From the Collective Opposed to Police Brutality

The evening of March 15th, was the 26th annual protest against police brutality. 26 years of marching, 26 years of systematic repression by police brutality, like an annual tradition that leaves a bad taste in everyone’s mouth. The demonstrators decided to keep control of the sidewalks rather than be chased off the streets by violent and insulting police officers, and attacked the neighborhood’s worst businesses: Dollarama and the National Bank. Let’s remember that if Dollarama is a grocery store of last resort for the poor, it still sells unhealthy crap and is one of the worst companies in Quebec for abusing its workers. And on the other side, the National Bank is investing billions in several important oil projects. In the face of this self-defense of the poor against their oppressors, the police violently attacked the demonstration: truncheons, gas and beatings were the order of the day.

We demonstrated in St-Henri, a poor, working class neighborhood that is increasingly being slaughtered by gentrification, like many others across the city. The arrival of new, hip businesses has driven out the old, affordable spaces, and rents are now skyrocketing. But St-Henri is also this high place of colonialism, close to the railroads, the Lachine Canal … in short, everything that is used to plunder indigenous lands. The workers of St-Henri know this well, they have worked for a long time in the sweatshops of the area to transform this plunder into junk too expensive for them. And if most of the sweatshops are gone, the looting is still going on, whether it is through the construction of condos in Kanien’kehá:ka territory, or the construction of a pipeline in Wet’suwet’en territory, or ancient wood cutting in Pacheedaht territory.

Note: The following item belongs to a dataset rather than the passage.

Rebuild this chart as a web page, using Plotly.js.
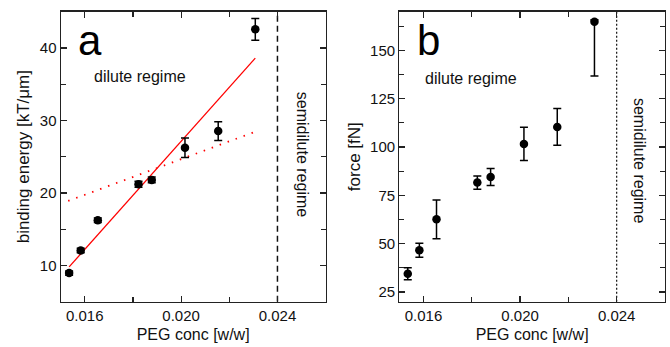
<!DOCTYPE html>
<html>
<head>
<meta charset="utf-8">
<script src="https://cdn.plot.ly/plotly-3.0.1.min.js"></script>
<style>html,body{margin:0;padding:0;background:#fff}#chart{width:670px;height:347px}</style>
</head>
<body>
<div id="chart"></div>
<script>
// PEG concentration [w/w]
const pegConc = [0.01535, 0.01583, 0.01654, 0.01823, 0.01878, 0.02016, 0.02154, 0.02308];
// panel a: binding energy [kT/um]
const bindingEnergy = [8.95, 12.06, 16.24, 21.2, 21.8, 26.23, 28.53, 42.57];
const bindingErr = [0.3, 0.3, 0.3, 0.4, 0.4, 1.35, 1.3, 1.5];
// fit lines (panel a)
const fitSolidX = [0.01535, 0.02308];
const fitSolidY = [9.8, 38.6];
const fitDotX = [0.01531, 0.0230];
const fitDotY = [18.9, 28.35];
// panel b: force [fN]
const force = [34.5, 46.6, 62.6, 81.6, 84.5, 101.6, 110.4, 164.8];
const forceErrPlus = [3.1, 3.6, 10, 3.4, 4.4, 8.6, 9.5, 1];
const forceErrMinus = [3.1, 3.6, 10, 3.4, 4.4, 8.6, 9.5, 28];
// boundary between regimes
const boundary = 0.024;

const font = "Liberation Sans, Arial, sans-serif";
const traces = [
  {x: fitSolidX, y: fitSolidY, mode: 'lines', line: {color: '#ff0000', width: 1.3}, xaxis: 'x', yaxis: 'y', hoverinfo: 'skip'},
  {x: fitDotX, y: fitDotY, mode: 'lines', line: {color: '#ff0000', width: 1.8, dash: '1.5px,7px'}, xaxis: 'x', yaxis: 'y', hoverinfo: 'skip'},
  {x: [boundary, boundary], y: [5, 45], mode: 'lines', line: {color: '#111', width: 1.5, dash: '6px,4px'}, xaxis: 'x', yaxis: 'y'},
  {x: pegConc, y: bindingEnergy, mode: 'markers', marker: {color: '#000', size: 8.5},
   error_y: {type: 'data', array: bindingErr, color: '#000', thickness: 1.5, width: 4}, xaxis: 'x', yaxis: 'y'},
  {x: [boundary, boundary], y: [20, 170], mode: 'lines', line: {color: '#111', width: 1.2, dash: '2px,2px'}, xaxis: 'x2', yaxis: 'y2'},
  {x: pegConc, y: force, mode: 'markers', marker: {color: '#000', size: 8.5},
   error_y: {type: 'data', symmetric: false, array: forceErrPlus, arrayminus: forceErrMinus, color: '#000', thickness: 1.5, width: 4}, xaxis: 'x2', yaxis: 'y2'}
];

const axCommon = {
  showgrid: false, zeroline: false, showline: true, linecolor: '#222', linewidth: 1.2,
  mirror: 'allticks', ticks: 'inside', ticklen: 6, tickwidth: 1.2, tickcolor: '#222',
  tickfont: {family: font, size: 15, color: '#111'}
};
const xCommon = Object.assign({}, axCommon, {
  range: [0.015, 0.026], tickvals: [0.016, 0.020, 0.024], ticktext: ['0.016', '0.020', '0.024'],
  minor: {tickvals: [0.018, 0.022, 0.026], ticks: 'inside', ticklen: 5, tickcolor: '#222', tickwidth: 1.2},
  title: {text: 'PEG conc [w/w]', font: {family: font, size: 16, color: '#111'}, standoff: 5}
});

const layout = {
  width: 670, height: 347,
  margin: {l: 0, r: 0, t: 0, b: 0},
  paper_bgcolor: '#fff', plot_bgcolor: '#fff',
  showlegend: false,
  xaxis: Object.assign({}, xCommon, {domain: [0.0906, 0.486], anchor: 'y'}),
  xaxis2: Object.assign({}, xCommon, {domain: [0.596, 0.9925], anchor: 'y2'}),
  yaxis: Object.assign({}, axCommon, {domain: [0.1305, 0.9663], anchor: 'x', range: [5, 45],
    tickvals: [10, 20, 30, 40],
    minor: {tickvals: [15, 25, 35], ticks: 'inside', ticklen: 5, tickcolor: '#222', tickwidth: 1.2},
    title: {text: 'binding energy [kT/μm]', font: {family: font, size: 17, color: '#111'}, standoff: 5}}),
  yaxis2: Object.assign({}, axCommon, {domain: [0.1305, 0.9663], anchor: 'x2', range: [20, 170],
    tickvals: [25, 50, 75, 100, 125, 150],
    minor: {tickvals: [37.5, 62.5, 87.5, 112.5, 137.5, 162.5], ticks: 'inside', ticklen: 5, tickcolor: '#222', tickwidth: 1.2},
    title: {text: 'force [fN]', font: {family: font, size: 17, color: '#111'}, standoff: 5}}),
  annotations: [
    {xref: 'x', yref: 'y', x: 0.01565, y: 41.0, text: 'a', showarrow: false, xanchor: 'left', yanchor: 'middle', font: {family: font, size: 42, color: '#000'}},
    {xref: 'x2', yref: 'y2', x: 0.01565, y: 155, text: 'b', showarrow: false, xanchor: 'left', yanchor: 'middle', font: {family: font, size: 42, color: '#000'}},
    {xref: 'x', yref: 'y', x: 0.0183, y: 36.0, text: 'dilute regime', showarrow: false, xanchor: 'center', yanchor: 'middle', font: {family: font, size: 16, color: '#111'}},
    {xref: 'x2', yref: 'y2', x: 0.01797, y: 135.3, text: 'dilute regime', showarrow: false, xanchor: 'center', yanchor: 'middle', font: {family: font, size: 16, color: '#111'}},
    {xref: 'x', yref: 'y', x: 0.02505, y: 25.3, text: 'semidilute regime', textangle: 90, showarrow: false, xanchor: 'center', yanchor: 'middle', font: {family: font, size: 16, color: '#111'}},
    {xref: 'x2', yref: 'y2', x: 0.02495, y: 93, text: 'semidilute regime', textangle: 90, showarrow: false, xanchor: 'center', yanchor: 'middle', font: {family: font, size: 16, color: '#111'}}
  ]
};

Plotly.newPlot('chart', traces, layout, {staticPlot: true, displayModeBar: false});
</script>
</body>
</html>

We must indeed shutdown the colonial police. It’s colonial, because that’s what the police are for, to defend the settlers. It is the armed arm of the israeli state that defends the settlers in Palestine. It is the armed wing of saudi arabia that is invading yemen. And it is the armed wing of russia which is invading ukraine. And while canada supports ukraine — and that’s good — it doesn’t hesitate to give weapons to the strongarm of repression, both in israel and in saudi arabia. And canada is arming its own RCMP, its colonial police force, to intervene on unceded indigenous lands, whether it be Wet’suwet’en land or the Pacheedaht land.

We have nothing to lose but our chains. All attacks on the State and Capital are justified.

Finally, we are calling for witnesses: if you have been arrested, brutalized or have witnessed police brutality, please contact the COBP at: cobp@riseup.net

We also remind you to be careful about what you post on social media.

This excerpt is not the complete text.